# 8/28/08



## johnboatjosh (May 19, 2008)

Went last night and got 10 flounder and 4 mullet. My girlfriend went with me but she had to study all night for a test she has coming up. She did manage to take a break or two and snap some :takephoto along the way. All fish were killed before midnight.
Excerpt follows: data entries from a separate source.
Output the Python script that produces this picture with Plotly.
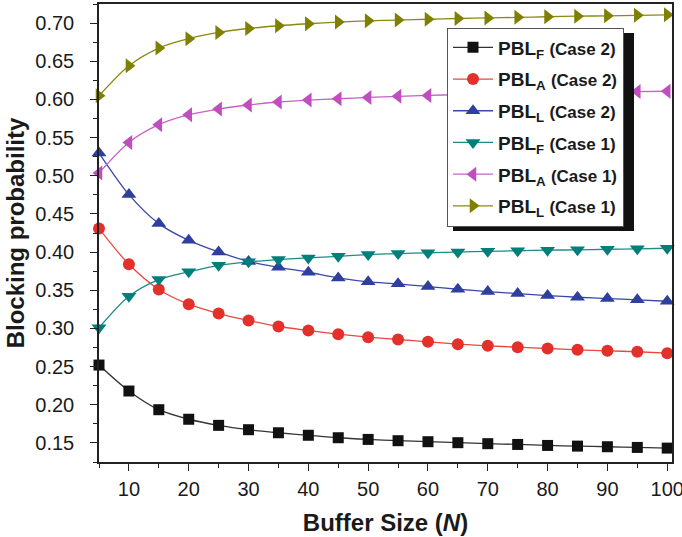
import plotly.graph_objects as go

buffer_size = [5, 10, 15, 20, 25, 30, 35, 40, 45, 50, 55, 60, 65, 70, 75, 80, 85, 90, 95, 100]

pbl_f_case2 = [0.252, 0.218, 0.1935, 0.181, 0.173, 0.1673, 0.1633, 0.160, 0.1568, 0.1546,
               0.1529, 0.1516, 0.1503, 0.149, 0.148, 0.1467, 0.1458, 0.145, 0.1441, 0.1432]
pbl_a_case2 = [0.4308, 0.384, 0.351, 0.3317, 0.3195, 0.3104, 0.3025, 0.2973, 0.2924, 0.2885,
               0.2855, 0.2825, 0.2793, 0.2772, 0.2754, 0.2737, 0.272, 0.2707, 0.2694, 0.2675]
pbl_l_case2 = [0.5298, 0.4753, 0.4373, 0.4154, 0.4002, 0.3878, 0.380, 0.3736, 0.3662, 0.361,
               0.3584, 0.3548, 0.3513, 0.3483, 0.3457, 0.343, 0.3408, 0.3391, 0.3374, 0.3356]
pbl_f_case1 = [0.3008, 0.3421, 0.364, 0.3741, 0.3827, 0.3872, 0.3902, 0.3924, 0.3945, 0.3967,
               0.398, 0.399, 0.400, 0.401, 0.4017, 0.4025, 0.403, 0.4037, 0.4043, 0.405]
pbl_a_case1 = [0.5037, 0.5437, 0.5669, 0.580, 0.5874, 0.5927, 0.5966, 0.5992, 0.6009, 0.6026,
               0.604, 0.6052, 0.6063, 0.6073, 0.6081, 0.6088, 0.6094, 0.6099, 0.6103, 0.6107]
pbl_l_case1 = [0.6048, 0.6441, 0.6673, 0.6795, 0.6877, 0.6929, 0.6965, 0.6991, 0.7013, 0.703,
               0.704, 0.705, 0.706, 0.7068, 0.7075, 0.7083, 0.709, 0.7095, 0.7102, 0.7108]

y_ticks = [0.15, 0.20, 0.25, 0.30, 0.35, 0.40, 0.45, 0.50, 0.55, 0.60, 0.65, 0.70]
x_ticks = [10, 20, 30, 40, 50, 60, 70, 80, 90, 100]

series = [
    ("PBL<sub>F</sub>", "Case 2", pbl_f_case2, "#111111", "#333333", "square", 11),
    ("PBL<sub>A</sub>", "Case 2", pbl_a_case2, "#e3302a", "#e8483f", "circle", 12),
    ("PBL<sub>L</sub>", "Case 2", pbl_l_case2, "#2f3f9e", "#3848a8", "triangle-up", 13),
    ("PBL<sub>F</sub>", "Case 1", pbl_f_case1, "#007f7b", "#1a8c88", "triangle-down", 13),
    ("PBL<sub>A</sub>", "Case 1", pbl_a_case1, "#bf4fbf", "#c860c8", "triangle-left", 13),
    ("PBL<sub>L</sub>", "Case 1", pbl_l_case1, "#7f7f00", "#8a8a10", "triangle-right", 13),
]

fig = go.Figure()
for i, (name, case, vals, mcol, lcol, sym, size) in enumerate(series):
    fig.add_trace(go.Scatter(
        x=buffer_size, y=vals, mode="lines+markers",
        name=f"<b>{name} <span style='font-size:17px'>({case})</span></b>",
        legendgroup=f"g{i}",
        line=dict(color=lcol, width=1.3, shape="spline", smoothing=0.8),
        marker=dict(symbol=sym, size=size, color=mcol, line=dict(width=0)),
        cliponaxis=False,
    ))

W, H = 682, 537
ml, mr, mt, mb = 99, 10, 4, 75
pw, ph = W - ml - mr, H - mt - mb

def px_to_paper(xp, yp):
    return (xp - ml) / pw, (H - mb - yp) / ph

# legend drop shadow
x0, y1 = px_to_paper(453, 33)
x1, y0 = px_to_paper(634, 231)
fig.add_shape(type="rect", xref="paper", yref="paper", x0=x0, x1=x1, y0=y0, y1=y1,
              fillcolor="#111111", line=dict(width=0), layer="above")

lx, ly = px_to_paper(447, 27.5)

fig.update_layout(
    width=W, height=H,
    margin=dict(l=ml, r=mr, t=mt, b=mb, autoexpand=False),
    paper_bgcolor="white", plot_bgcolor="white",
    font=dict(family="Liberation Sans, Arial, sans-serif", color="#1a1a1a", size=20),
    showlegend=True,
    legend=dict(x=lx, y=ly, xanchor="left", yanchor="top",
                bgcolor="white", bordercolor="#555555", borderwidth=1,
                font=dict(size=19, color="#1a1a1a"),
                tracegroupgap=4, itemwidth=40),
    xaxis=dict(
        range=[5, 100.8], tickmode="array", tickvals=x_ticks,
        ticks="outside", ticklen=7, tickwidth=1.3, tickcolor="#222",
        minor=dict(tickmode="array", tickvals=[5, 15, 25, 35, 45, 55, 65, 75, 85, 95],
                   ticks="outside", ticklen=4, tickwidth=1.3, tickcolor="#222"),
        showline=True, linecolor="#222", linewidth=1.5, mirror=True,
        showgrid=False, zeroline=False, automargin=False,
        tickfont=dict(size=20), ticklabelstandoff=1, ticklabeloverflow="allow",
        title=dict(text="<b>Buffer Size (<i>N</i>)</b>", font=dict(size=24), standoff=15),
    ),
    yaxis=dict(
        range=[0.125, 0.725], tickmode="array", tickvals=y_ticks,
        ticktext=[f"{v:.2f}" for v in y_ticks],
        ticks="outside", ticklen=7, tickwidth=1.3, tickcolor="#222",
        minor=dict(tickmode="array",
                   tickvals=[0.125, 0.175, 0.225, 0.275, 0.325, 0.375, 0.425, 0.475,
                             0.525, 0.575, 0.625, 0.675, 0.725],
                   ticks="outside", ticklen=4, tickwidth=1.3, tickcolor="#222"),
        showline=True, linecolor="#222", linewidth=1.5, mirror=True,
        showgrid=False, zeroline=False, automargin=False,
        tickfont=dict(size=20), ticklabelstandoff=12, ticklabeloverflow="allow",
        title=dict(text="<b>Blocking probability</b>", font=dict(size=24), standoff=4),
    ),
)

fig.write_html("out.html", config={"displayModeBar": False},
               post_script="document.body.style.margin='0';")
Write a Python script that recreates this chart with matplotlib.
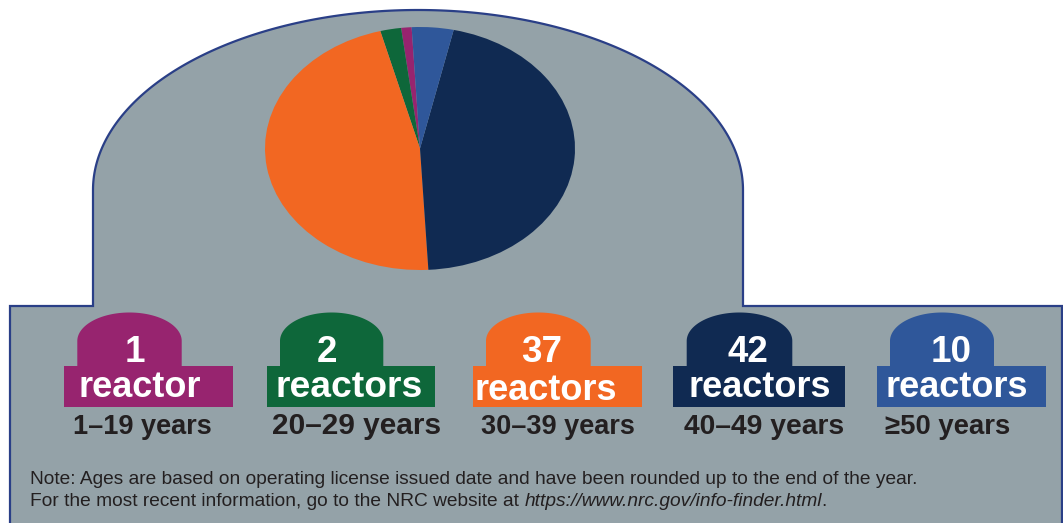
import numpy as np
import matplotlib
matplotlib.use("Agg")
import matplotlib.pyplot as plt
from matplotlib.patches import Polygon, Rectangle

plt.rcParams['font.family'] = ['Liberation Sans', 'DejaVu Sans']

# ---------------- data ----------------
age_groups = ['1–19 years', '20–29 years', '30–39 years', '40–49 years', '≥50 years']
reactor_counts = [1, 2, 37, 42, 10]
count_units = ['reactor', 'reactors', 'reactors', 'reactors', 'reactors']
# slice sizes as they are drawn in the pie of the picture (out of 92)
pie_shares = [1, 2, 43, 42, 4]
group_colors = ['#97246F', '#0E673A', '#F26722', '#102A52', '#2F579A']
note_line1 = ('Note: Ages are based on operating license issued date and have been '
              'rounded up to the end of the year.')
note_line2 = 'For the most recent information, go to the NRC website at'
note_url = 'https://www.nrc.gov/info-finder.html'

# ---------------- layout (pixels) ----------------
W, H = 1063, 523
BG = '#94A2A8'
EDGE = '#2A3F87'
TXT = '#231F20'

rect_x0 = [64.3, 266.7, 473.3, 673.3, 877.3]
rect_x1 = [232.7, 435.0, 641.7, 845.0, 1046.0]
dome_x0 = [77.3, 280.0, 486.0, 686.7, 890.0]
dome_x1 = [181.7, 383.3, 590.7, 792.3, 994.0]
num_cx = [135.0, 326.7, 541.7, 747.5, 951.2]
unit_cx = [140.0, 349.2, 546.0, 760.0, 957.0]
unit_base = [397.0, 397.0, 400.0, 397.0, 397.0]
unit_size = [26, 26.8, 26, 26, 26]
year_cx = [142.5, 356.7, 558.0, 763.7, 947.5]
year_size = [19.5, 21.5, 19.5, 20.3, 19.8]

fig = plt.figure(figsize=(W / 100, H / 100), dpi=100)
ax = fig.add_axes([0, 0, 1, 1])
ax.set_xlim(0, W)
ax.set_ylim(H, 0)
ax.axis('off')


def arc(cx, cy, a, b, t0, t1, n=200):
    t = np.linspace(t0, t1, n)
    return np.column_stack([cx + a * np.cos(t), cy - b * np.sin(t)])


# containment-building outline
dome = arc(418, 190, 325, 180, np.pi, 0)
outline = np.vstack([[[10, 540], [10, 306], [93, 306]], dome,
                     [[743, 306], [1062, 306], [1062, 540]]])
ax.add_patch(Polygon(outline, closed=True, facecolor=BG, edgecolor=EDGE,
                     linewidth=1.6, joinstyle='miter'))

# badges
for i in range(len(reactor_counts)):
    c = group_colors[i]
    ax.add_patch(Rectangle((rect_x0[i], 366), rect_x1[i] - rect_x0[i], 40.5,
                           facecolor=c, edgecolor='none'))
    dx0, dx1 = dome_x0[i], dome_x1[i]
    cx = (dx0 + dx1) / 2
    a = (dx1 - dx0) / 2
    top = arc(cx, 341, a, 28.5, np.pi, 0, 100)
    shape = np.vstack([[[dx0, 368]], top, [[dx1, 368]]])
    ax.add_patch(Polygon(shape, closed=True, facecolor=c, edgecolor='none'))
    ax.text(num_cx[i], 362.5, str(reactor_counts[i]), ha='center', va='baseline',
            fontsize=26.5, fontweight='bold', color='white')
    ax.text(unit_cx[i], unit_base[i], count_units[i], ha='center', va='baseline',
            fontsize=unit_size[i], fontweight='bold', color='white')
    ax.text(year_cx[i], 433.5, age_groups[i], ha='center', va='baseline',
            fontsize=year_size[i], fontweight='bold', color=TXT)

# note
ax.text(30.5, 484.5, note_line1, ha='left', va='baseline', fontsize=13.8, color=TXT)
t2 = ax.text(30.5, 505.5, note_line2, ha='left', va='baseline', fontsize=13.8, color=TXT)
t3 = ax.annotate(note_url, xy=(1, 0), xycoords=t2, xytext=(3.8, 0),
                 textcoords='offset points', ha='left', va='bottom',
                 fontsize=13.8, style='italic', color=TXT)
ax.annotate('.', xy=(1, 0), xycoords=t3, xytext=(-0.8, 0), textcoords='offset points',
            ha='left', va='bottom', fontsize=13.8, color=TXT)

# pie (elliptical, as in the picture)
pcx, pcy, prx, pry = 420, 148.5, 155, 121.5
pax = fig.add_axes([(pcx - prx) / W, (H - (pcy + pry)) / H, 2 * prx / W, 2 * pry / H])
pax.pie(pie_shares, colors=group_colors, startangle=93.1, counterclock=True,
        wedgeprops=dict(linewidth=0))
pax.set_aspect('auto')
pax.set_xlim(-1, 1)
pax.set_ylim(-1, 1)
pax.axis('off')

fig.savefig('out.png', dpi=100)
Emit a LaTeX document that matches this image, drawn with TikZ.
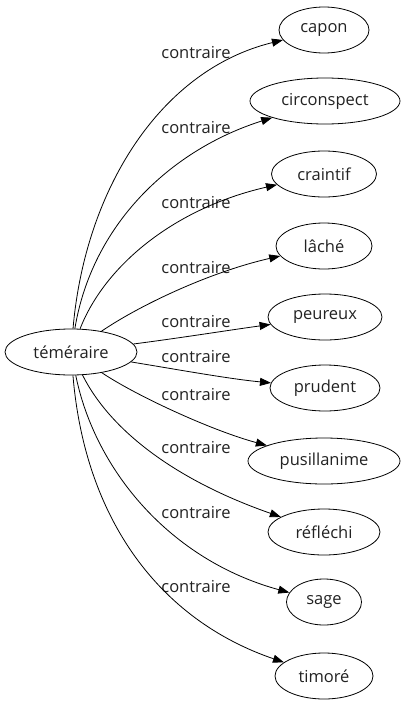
\documentclass[tikz,border=0pt]{standalone}
\usepackage{fontspec}
\setmainfont{Open Sans}
\usepackage{tikz}
\usetikzlibrary{shapes.geometric, arrows.meta, positioning}
\definecolor{InkBlack}{HTML}{000000}
\definecolor{TextGray}{HTML}{222222}

\begin{document}
\begin{tikzpicture}[
  x=1pt, y=-1pt,
  word/.style={ellipse, draw=InkBlack, line width=0.8pt, minimum height=46pt,
               inner sep=1pt, text=TextGray, font=\fontsize{16.5}{19}\selectfont},
  arr/.style={-{Triangle[length=11pt, width=8pt]}, line width=0.8pt, InkBlack},
  lbl/.style={text=TextGray, font=\fontsize{16.5}{19}\selectfont, inner sep=0pt},
]
\useasboundingbox (0,0) rectangle (405,707);

% source
\node[word, minimum width=132pt] (tem) at (71,352) {téméraire};

% targets
\node[word, minimum width=90pt]  (capon)  at (324,30)  {capon};
\node[word, minimum width=150pt] (circ)   at (325,101) {circonspect};
\node[word, minimum width=105pt] (craint) at (324,174) {craintif};
\node[word, minimum width=96pt]  (lache)  at (324,246) {lâché};
\node[word, minimum width=114pt] (peur)   at (325,317) {peureux};
\node[word, minimum width=110pt] (prud)   at (325,388) {prudent};
\node[word, minimum width=152pt] (pusil)  at (324,461) {pusillanime};
\node[word, minimum width=112pt] (refl)   at (324,532) {réfléchi};
\node[word, minimum width=75pt]  (sage)   at (324,602) {sage};
\node[word, minimum width=98pt]  (timore) at (324,676) {timoré};

% edge labels
\node[lbl] (lcapon)  at (196,53)  {contraire};
\node[lbl] (lcirc)   at (196,128) {contraire};
\node[lbl] (lcraint) at (196,203) {contraire};
\node[lbl] (llache)  at (196,268) {contraire};
\node[lbl] (lpeur)   at (196,322) {contraire};
\node[lbl] (lprud)   at (196,357) {contraire};
\node[lbl] (lpusil)  at (196,395) {contraire};
\node[lbl] (lrefl)   at (196,448) {contraire};
\node[lbl] (lsage)   at (196,513) {contraire};
\node[lbl] (ltimore) at (196,587) {contraire};

% edges
\draw[arr] (tem) .. controls (85,190) and (160,70) .. (capon);
\draw[arr] (tem) .. controls (92,225) and (170,150) .. (circ);
\draw[arr] (tem) .. controls (105,265) and (175,208) .. (craint);
\draw[arr] (tem) .. controls (140,305) and (210,272) .. (lache);
\draw[arr] (tem) .. controls (180,338) and (230,330) .. (peur);
\draw[arr] (tem) .. controls (180,370) and (230,379) .. (prud);
\draw[arr] (tem) .. controls (135,395) and (210,430) .. (pusil);
\draw[arr] (tem) .. controls (110,430) and (175,480) .. (refl);
\draw[arr] (tem) .. controls (95,470) and (170,560) .. (sage);
\draw[arr] (tem) .. controls (85,520) and (160,620) .. (timore);

\end{tikzpicture}
\end{document}
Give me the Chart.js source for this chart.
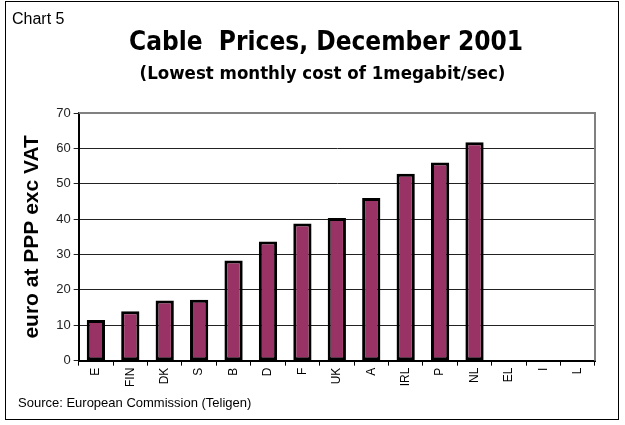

P.S. I know the setting is the same as in Five Prongs photos but these ARE different fish. We fished totally different places last night and met up at my house this morning. AND YES, I know hehas more fish than I do!!:moon

Here are the pics, enjoy.


----------



## Capt.Ernie (Mar 4, 2008)

thats a nice mess of flatties. good job. :clap :clap


----------



## Midnight Rider (Sep 30, 2007)

Dam that water was clear...... dont want to know were but was it within 30 miles of Pensacola??? Nice job on the fish.


----------



## FlounderAssassin (Sep 28, 2007)

Nice Mess


----------



## johnboatjosh (May 19, 2008)

Midnight Rider, No we were not within 30 miles of Pensacola. Not all of the water around us was that clear, there were areas that I really wanted to fish that were so muddy you literally could not see in 1' of water.In other areas (like where the pics were taken)we killed fish in4' of water.


----------



## Midnight Rider (Sep 30, 2007)

> *johnboatjosh (8/28/2008)*Midnight Rider, No we were not within 30 miles of Pensacola. Not all of the water around us was that clear, there were areas that I really wanted to fish that were so muddy you literally could not see in 1' of water.In other areas (like where the pics were taken)we killed fish in4' of water.


Thanks for the update.


----------



## Five Prongs Of Fury (Apr 15, 2008)

Those action pics turned out really good!!! Gonna have start making time for some myself.


----------



## johnboatjosh (May 19, 2008)

The pics are pretty neat but I killed 10 and you killed 20 so maybe I should have spent less time taking pics and more time hunting fish!!:banghead

By the way, you get no tax deduction for charitable contributions of mullet.:doh


----------



## Five Prongs Of Fury (Apr 15, 2008)

> *johnboatjosh (8/28/2008)*The pics are pretty neat but I killed 10 and you killed 20 so maybe I should have spent less time taking pics and more time hunting fish!!:banghead
> 
> By the way, you get no tax deduction for charitable contributions of mullet.:doh


Now you tell me!!! :banghead Nah, just kiddin' I am gonna get on the ball next year and get a little more organized with all of this stuff and maybe save a little.


----------



## whitebc13 (Aug 5, 2008)

Nice mess:clap


----------



## Shiznik (Feb 24, 2008)

Great job! 

:clap :clap :clap

Was most of the area you were in grassy? I go to one spot and it is even worse that what I saw in your pics. Where I went, I should've had a 12v lawnmower with me! lol!


----------